As Bem-Aventuranças dos Cristãos

Dom Geraldo Majella Agnelo
Cardeal Arcebispo Emérito de Salvador

A partir de hoje e por seis domingos ouviremos uma seção fundamental do evangelho de Mateus: o discurso da montanha, a carta magna do cristão que contem as orientações da nossa vida em Cristo, segundo Cristo.

No domingo passado, o evangelista nos apresentava Jesus como Luz do mundo, como fonte de esperança e de alegria cristã. Hoje ouvimos o Discurso da Montanha. Além de ser a carta magna do cristão, pode ser definido também como manual de vida cristã, e ainda um catecismo de Jesus para os seus discípulos. Podemos dizer que apresenta a vontade definitiva de Deus em relação ao homem, descreve modelos do novo estilo de vida que o Senhor trouxe ao mundo, explica como o cristão deve realizar, no seu agir quotidiano, a lei do amor.
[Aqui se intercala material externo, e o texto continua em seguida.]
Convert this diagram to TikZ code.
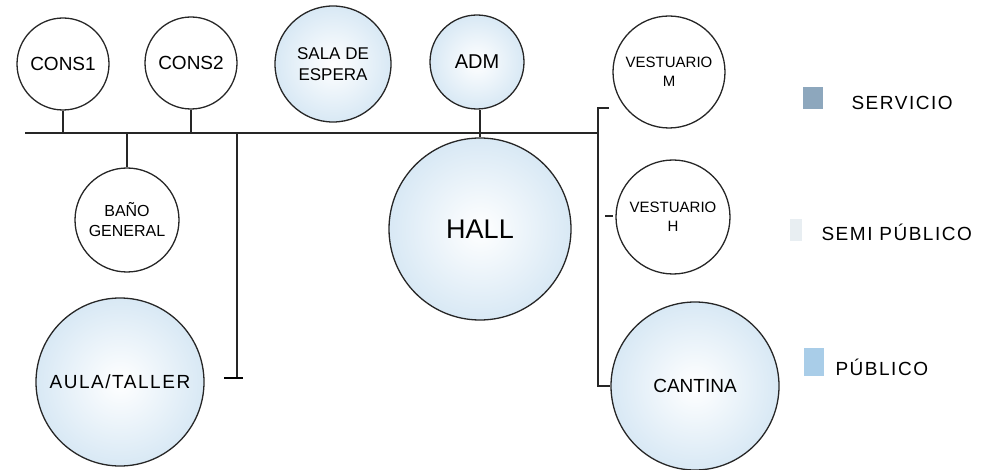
\documentclass[tikz,border=0pt]{standalone}
\usepackage{fontspec}
\setmainfont{Liberation Sans}
\newfontfamily\widehand[LetterSpace=8]{Liberation Sans}
\usepackage{tikz}
\usetikzlibrary{calc}
\definecolor{servicio}{HTML}{8DA7BD}
\definecolor{semipub}{HTML}{E8EEF2}
\definecolor{publico}{HTML}{A9CDE8}
\tikzset{
  every picture/.append style={font=\fontsize{19}{22}\selectfont},
  room/.style={circle,draw=black!85,line width=1.3pt,inner sep=0pt,align=center,minimum size=#1},
  pubroom/.style={room=#1,shade,inner color=white,outer color=publico!45},
  link/.style={line width=1.2pt,draw=black!85},
  swatch/.style={minimum width=20pt,minimum height=22pt,inner sep=0pt},
  legtext/.style={anchor=west,font=\widehand\fontsize{19}{22}\selectfont}
}

\begin{document}
\begin{tikzpicture}[x=1pt,y=-1pt]
    \useasboundingbox (0,0) rectangle (984,470);
    \node[room=92]      (cons1) at (63,64)   {CONS1};
    \node[room=92]      (cons2) at (191,63)  {CONS2};
    \node[pubroom=116,font=\fontsize{17}{21}\selectfont] (sala) at (333,64) {SALA DE\\ESPERA};
    \node[pubroom=94,font=\fontsize{20}{24}\selectfont]  (adm)  at (477,62)  {ADM};
    \node[room=104,font=\fontsize{16}{20}\selectfont] (bano) at (127,220) {BAÑO\\GENERAL};
    \node[pubroom=182,font=\fontsize{27}{30}\selectfont] (hall) at (480,229) {HALL};
    \node[pubroom=168,font=\widehand\fontsize{19}{22}\selectfont] (aula) at (120,382) {AULA/TALLER};
    \node[room=112,font=\fontsize{15}{19}\selectfont] (vesm) at (669,72)  {VESTUARIO\\M};
    \node[room=114,font=\fontsize{15}{19}\selectfont] (vesh) at (673,217) {VESTUARIO\\H};
    \node[pubroom=168,font=\fontsize{19}{22}\selectfont] (cant) at (695,386) {CANTINA};
    \coordinate (busL) at (25,133);
    \coordinate (busR) at (598,133);
    \coordinate (brT) at (598,108);
    \coordinate (brB) at (598,386);
    \coordinate (tickH) at (605,216);
    \coordinate (aulaT) at (237,378);
    \draw[link] (busL) -- (busR);
    \draw[link] (cons1.south) -- (cons1.south |- busL);
    \draw[link] (cons2.south) -- (cons2.south |- busL);
    \draw[link] (adm.south -| hall.north) -- (hall.north);
    \draw[link] (bano.north |- busL) -- (bano.north);
    \draw[link] (aulaT |- busL) -- (aulaT);
    \draw[line width=2.2pt] ($(aulaT)+(-13,0)$) -- ($(aulaT)+(6,0)$);
    \draw[link] ($(brT)+(11,0)$) -- (brT) -- (brB) -- (cant.west);
    \draw[link] (tickH) -- ++(8,0);
    \node[swatch,fill=servicio] (legS) at (813,98) {};
    \node[legtext] (legStxt) at (848,103) {SERVICIO};
    \node[swatch,fill=semipub,minimum width=12pt] (legSP) at (796,230) {};
    \node[legtext] (legSPtxt) at (818,232) {SEMI PÚBLICO};
    \node[swatch,fill=publico,minimum height=28pt] (legP) at (814,362) {};
    \node[legtext] (legPtxt) at (832,367) {PÚBLICO};
  \end{tikzpicture}
\end{document}
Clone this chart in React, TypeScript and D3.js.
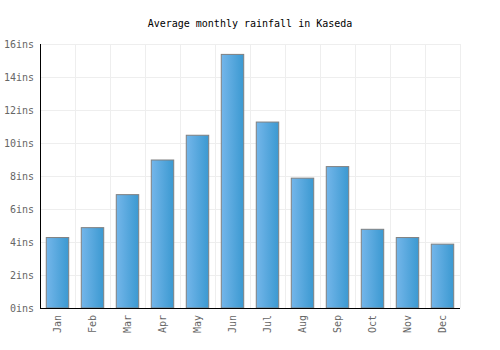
import React from "react";
import * as d3 from "d3";

const months = ["Jan","Feb","Mar","Apr","May","Jun","Jul","Aug","Sep","Oct","Nov","Dec"];
const rainfall = [4.3, 4.9, 6.9, 9.0, 10.5, 15.4, 11.3, 7.9, 8.6, 4.8, 4.3, 3.9];
const yTicks = [0, 2, 4, 6, 8, 10, 12, 14, 16];
const title = "Average monthly rainfall in Kaseda";

export default function App() {
  const W = 500, H = 350;
  const left = 40, right = 460, top = 44, bottom = 308;
  const x = d3.scaleBand<string>().domain(months).range([left, right]).paddingInner(0.33).paddingOuter(0.165);
  const y = d3.scaleLinear().domain([0, 16]).range([bottom, top]);
  const step = (right - left) / months.length;
  const font = "'DejaVu Sans Mono', monospace";
  return (
    <svg width={W} height={H} style={{ position: "absolute", left: 0, top: 0 }}>
      <defs>
        <linearGradient id="barGrad" x1="0" x2="1" y1="0" y2="0">
          <stop offset="0%" stopColor="#74b6ea" />
          <stop offset="100%" stopColor="#3b99d1" />
        </linearGradient>
      </defs>
      <rect width={W} height={H} fill="#fff" />
      <text x={250} y={27} textAnchor="middle" fontFamily={font} fontSize={10} fill="#000">{title}</text>
      {yTicks.map(t => (
        <line key={"gy" + t} x1={left} x2={right} y1={Math.round(y(t)) + 0.5} y2={Math.round(y(t)) + 0.5} stroke="#eeeeee" strokeWidth={1} />
      ))}
      {months.map((m, i) => (
        <line key={"gx" + m} x1={Math.round(left + step * (i + 1)) + 0.5} x2={Math.round(left + step * (i + 1)) + 0.5} y1={top} y2={bottom} stroke="#eeeeee" strokeWidth={1} />
      ))}
      {months.map((m, i) => (
        <rect key={"b" + m} x={(x(m) as number) + 0.5} y={y(rainfall[i]) + 0.5} width={x.bandwidth() - 1} height={bottom - y(rainfall[i]) - 0.5}
          fill="url(#barGrad)" stroke="#808080" strokeWidth={1} />
      ))}
      <line x1={left + 0.5} x2={left + 0.5} y1={top} y2={bottom} stroke="#000" strokeWidth={1} />
      <line x1={left} x2={right} y1={bottom + 0.5} y2={bottom + 0.5} stroke="#000" strokeWidth={1} />
      {yTicks.map(t => (
        <text key={"ty" + t} x={34} y={y(t)} dy="0.35em" textAnchor="end" fontFamily={font} fontSize={10} fill="#666">{t}ins</text>
      ))}
      {months.map(m => {
        const cx = (x(m) as number) + x.bandwidth() / 2;
        return (
          <text key={"tx" + m} transform={`translate(${cx + 3.5},315) rotate(-90)`} textAnchor="end" fontFamily={font} fontSize={10} fill="#666">{m}</text>
        );
      })}
    </svg>
  );
}
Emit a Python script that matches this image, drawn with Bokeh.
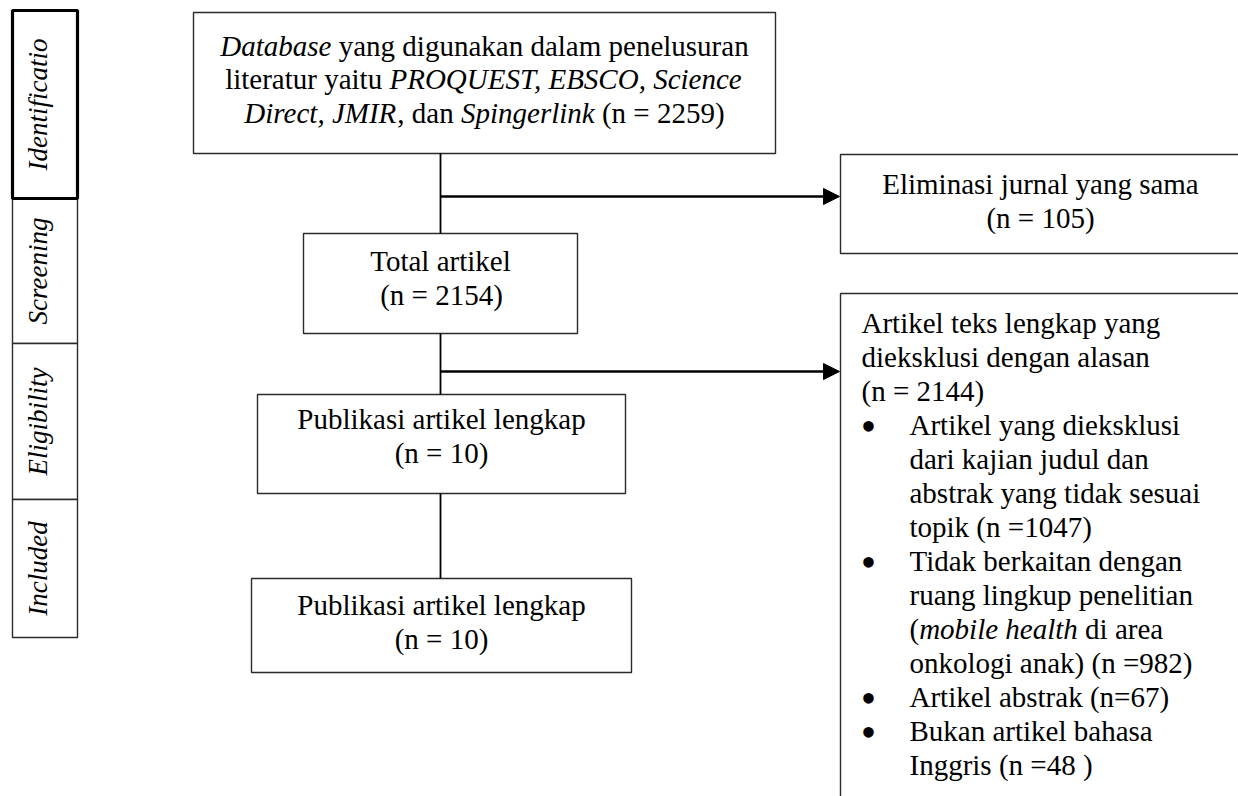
import math
from bokeh.plotting import figure
from bokeh.models import Range1d, ColumnDataSource, Arrow, NormalHead
from bokeh.core.properties import value
from bokeh.embed import file_html
from bokeh.resources import INLINE

# ---------------- data (texts) ----------------
stage_labels = ["Identificatio", "Screening", "Eligibility", "Included"]

# segments: (text, italic?)
top_lines = [
    [("Database", True), (" yang digunakan dalam penelusuran", False)],
    [("literatur yaitu ", False), ("PROQUEST, EBSCO, Science", True)],
    [("Direct, JMIR", True), (", dan ", False), ("Spingerlink", True), (" (n = 2259)", False)],
]
dup_lines = [[("Eliminasi jurnal yang sama", False)], [("(n = 105)", False)]]
total_lines = [[("Total artikel", False)], [("(n = 2154)", False)]]
full_lines = [[("Publikasi artikel lengkap", False)], [("(n = 10)", False)]]
incl_lines = [[("Publikasi artikel lengkap", False)], [("(n = 10)", False)]]

# exclusion box: (bullet?, indent?, segments)
excl_lines = [
    (False, False, [("Artikel teks lengkap yang", False)]),
    (False, False, [("dieksklusi dengan alasan", False)]),
    (False, False, [("(n = 2144)", False)]),
    (True, True, [("Artikel yang dieksklusi", False)]),
    (False, True, [("dari kajian judul dan", False)]),
    (False, True, [("abstrak yang tidak sesuai", False)]),
    (False, True, [("topik (n =1047)", False)]),
    (True, True, [("Tidak berkaitan dengan", False)]),
    (False, True, [("ruang lingkup penelitian", False)]),
    (False, True, [("(", False), ("mobile health", True), (" di area", False)]),
    (False, True, [("onkologi anak) (n =982)", False)]),
    (True, True, [("Artikel abstrak (n=67)", False)]),
    (True, True, [("Bukan artikel bahasa", False)]),
    (False, True, [("Inggris (n =48 )", False)]),
]

# ---------------- layout (pixel positions) ----------------
FONT = "Liberation Serif"
FS = 29.0
LH = 34.0
BOFF = -10.0   # renderer baseline correction
stage_bounds = [10, 198, 343, 499, 637]
stage_x = (12, 77)

REG = {' ': 250, '(': 333, ')': 333, ',': 250, '.': 250, '=': 564}
ITA = {' ': 250, '(': 333, ')': 333, ',': 250, '.': 250, '=': 675}
for d in "0123456789":
    REG[d] = 500
    ITA[d] = 500
REG.update(dict(A=722, B=667, C=667, D=722, E=611, F=556, G=722, H=722, I=333, J=389, K=722, L=611, M=889,
                N=722, O=722, P=556, Q=722, R=667, S=556, T=611, U=722, V=722, W=944, X=722, Y=722, Z=611,
                a=444, b=500, c=444, d=500, e=444, f=333, g=500, h=500, i=278, j=278, k=500, l=278, m=778,
                n=500, o=500, p=500, q=500, r=333, s=389, t=278, u=500, v=500, w=722, x=500, y=500, z=444))
ITA.update(dict(A=611, B=611, C=667, D=722, E=611, F=611, G=722, H=722, I=333, J=444, K=667, L=556, M=833,
                N=667, O=722, P=611, Q=722, R=611, S=500, T=556, U=722, V=611, W=833, X=611, Y=556, Z=556,
                a=500, b=500, c=444, d=500, e=444, f=278, g=500, h=500, i=278, j=278, k=444, l=278, m=722,
                n=500, o=500, p=500, q=500, r=389, s=389, t=278, u=500, v=444, w=667, x=444, y=444, z=389))


def tw(s, italic):
    tab = ITA if italic else REG
    return sum(tab.get(c, 500) for c in s) / 1000.0 * FS


reg = dict(x=[], y=[], text=[])
ita = dict(x=[], y=[], text=[])


def place(segs, x0, y):
    x = x0
    for s, it in segs:
        lead = len(s) - len(s.lstrip(' '))
        st = s.strip(' ')
        if st:
            tgt = ita if it else reg
            tgt["x"].append(x + tw(s[:lead], it))
            tgt["y"].append(y + BOFF)
            tgt["text"].append(st)
        x += tw(s, it)


def centered(lines, cx, y0, lh=LH):
    for i, segs in enumerate(lines):
        total = sum(tw(s, it) for s, it in segs)
        place(segs, cx - total / 2.0, y0 + i * lh)


centered(top_lines, 484, 55, 33.5)
centered(dup_lines, 1040, 193)
centered(total_lines, 441, 270)
centered(full_lines, 441, 428)
centered(incl_lines, 441, 614)

bul = dict(x=[], y=[], text=[])
for i, (b, ind, segs) in enumerate(excl_lines):
    y = 332 + i * LH
    place(segs, 909 if ind else 861, y)
    if b:
        bul["x"].append(868)
        bul["y"].append(y + BOFF + 2)
        bul["text"].append("\u2022")

p = figure(width=1238, height=796, x_range=Range1d(0, 1238), y_range=Range1d(796, 0),
           output_backend="svg", toolbar_location=None, min_border=0)
p.axis.visible = False
p.grid.visible = False
p.outline_line_color = None
p.background_fill_color = "white"
p.border_fill_color = "white"

BOX = "#2b2b2b"
# boxes (left, top, right, bottom)
boxes = dict(left=[193, 303, 257, 251, 840], top=[12, 233, 394, 578, 154],
             right=[775, 577, 625, 631, 1260], bottom=[153, 333, 493, 672, 253])
p.quad(left="left", right="right", top="top", bottom="bottom", source=ColumnDataSource(boxes),
       fill_color="white", line_color=BOX, line_width=1.4)
# exclusion box (open at bottom/right in picture)
p.quad(left=[840], right=[1260], top=[293], bottom=[830], fill_color="white", line_color=BOX, line_width=1.4)

# stage side bars
sl = [stage_x[0]] * 4
sr = [stage_x[1]] * 4
p.quad(left=sl[1:], right=sr[1:], top=stage_bounds[1:4], bottom=stage_bounds[2:5],
       fill_color="white", line_color=BOX, line_width=1.4)
p.quad(left=[sl[0]], right=[sr[0]], top=[stage_bounds[0]], bottom=[stage_bounds[1]],
       fill_color="white", line_color="black", line_width=3.2)
sy = [(stage_bounds[i] + stage_bounds[i + 1]) / 2.0 for i in range(4)]
p.text(x=[47 + BOFF] * 4, y=sy, text=stage_labels, angle=math.pi / 2, text_align="center",
       text_baseline="alphabetic", text_font=value(FONT), text_font_style="italic",
       text_font_size="27px", text_color="black")

# connectors
p.segment(x0=[440, 440, 440], y0=[153, 333, 493], x1=[440, 440, 440], y1=[233, 394, 578],
          line_color="black", line_width=1.8)
for yy in (196, 371):
    p.add_layout(Arrow(end=NormalHead(size=16, fill_color="black", line_color="black"),
                       x_start=440, y_start=yy, x_end=839, y_end=yy,
                       line_color="black", line_width=2.6))

p.text(x="x", y="y", text="text", source=ColumnDataSource(reg), text_align="left",
       text_baseline="alphabetic", text_font=value(FONT), text_font_size=f"{FS}px", text_color="black")
p.text(x="x", y="y", text="text", source=ColumnDataSource(ita), text_align="left",
       text_baseline="alphabetic", text_font=value(FONT), text_font_style="italic",
       text_font_size=f"{FS}px", text_color="black")
p.text(x="x", y="y", text="text", source=ColumnDataSource(bul), text_align="center",
       text_baseline="alphabetic", text_font=value(FONT), text_font_size="44px", text_color="black")

open("out.html", "w").write(file_html(p, INLINE))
Mateus colocou este discurso de Jesus, utilizando os chamados “ditos do Senhor”: expressões de Jesus que os primeiríssimos cristãos tinham escutado com seus próprios ouvidos, que recordavam e, quando sabiam escrever, copiavam diligentemente, transmitindo depois uns aos outros como tesouros. Hoje escutar essas palavras é como ouvir Jesus vivo e verdadeiro, é aprender o catecismo diretamente dele.

O “Discurso da Montanha” se abre em modo solene, com a proclamação das oito bem-aventuranças: Bem-aventurados os pobres em espírito, os aflitos, os mansos, os puros de coração, os que trabalham pela paz e a justiça.   Jesus convida a ser assim. Aos que aceitam, e escolhem estas árduas situações de vida, faz uma promessa de felicidade: são bem-aventurados, porque deles é o reino dos céus.

Podemos fazer uma primeira constatação. Do ponto de vista humano, a escolha operada por Jesus parece pelo menos estranha. As bem-aventuranças do senso comum, com o espírito do mundo, soariam bem diversamente: Não bem-aventurados os pobres, mas bem-aventurados os ricos! Bem-aventurados os que riem. Bem-aventurados os espertos. Bem-aventurados os prepotentes. Bem-aventurados os que pretendem, pedem e obtêm ”tudo e de imediato”. Bem-aventurados os operadores das guerras que conquistam. Bem-aventurados os violentos e perseguidores dos inocentes.

Essas são as bem-aventuranças do sentido comum, e são bem praticadas. Os resultados estão sob os nossos olhos: a delinqüência, os subornos, a usura, as guerras etc.. Jesus simplesmente inverteu as bem-aventuranças.

Jesus não se limitou a propor as bem-aventuranças aos discípulos, mas ele próprio as viveu por primeiro. Coerentemente. Viveu-as a qualquer custo, até a morte de cruz. Pela sua coerência tornou-se credível, e suas palavras mesmo se descômodas, foram tomadas em consideração. E os cristãos coerentes procuram por sua vez, sob seu exemplo, colocá-las em prática, há dois mil anos.

Jesus, nas bem-aventuranças, propõe situações de destaque, atitudes de generosidade, de empenho, de dedicação. Não nos pede a renúncia ou a passividade, como poderia parecer, mas ao contrário pede uma presença responsável, ativa e construtível. Pede-nos não ser espectadores passíveis, mas operadores! Quer-nos ao trabalho, operadores de misericórdia para com os fracos, operadores de paz entre os que se odeiam e se combatem, operadores pela justiça, empreendedores e incomodados até o ponto de serem perseguidos. Como muitas vezes acontece.

Jesus a seus discípulos que encarnam as bem-aventuranças, prometeu o reino de Deus. Serão consolados, saciados, encontrarão misericórdia, herdarão a terra, verão a Deus, serão chamados filhos de Deus. São expressões usadas por Jesus. Ele oferece globalmente a pertença ao reino, promete ser acolhidos como filhos da parte do Pai.

O reino de Deus é uma realidade curiosa: é projetado para o futuro por Deus, mas começa já agora, conosco, e toma consistência pouco a pouco quando começamos a viver as bem-aventuranças de Jesus. Os cidadãos do reino de Deus, já hoje, são inscritos no reino, são os homens das bem-aventuranças.

Vivendo as bem-aventuranças, nós imitamos Jesus que nos precedeu, que é nosso modelo de vida, o homem novo, modelo da nova humanidade. Assim fazendo, realizamos o plano inicial de Deus criador, de Deus que disse: “Façamos o homem à nossa imagem, à nossa semelhança”.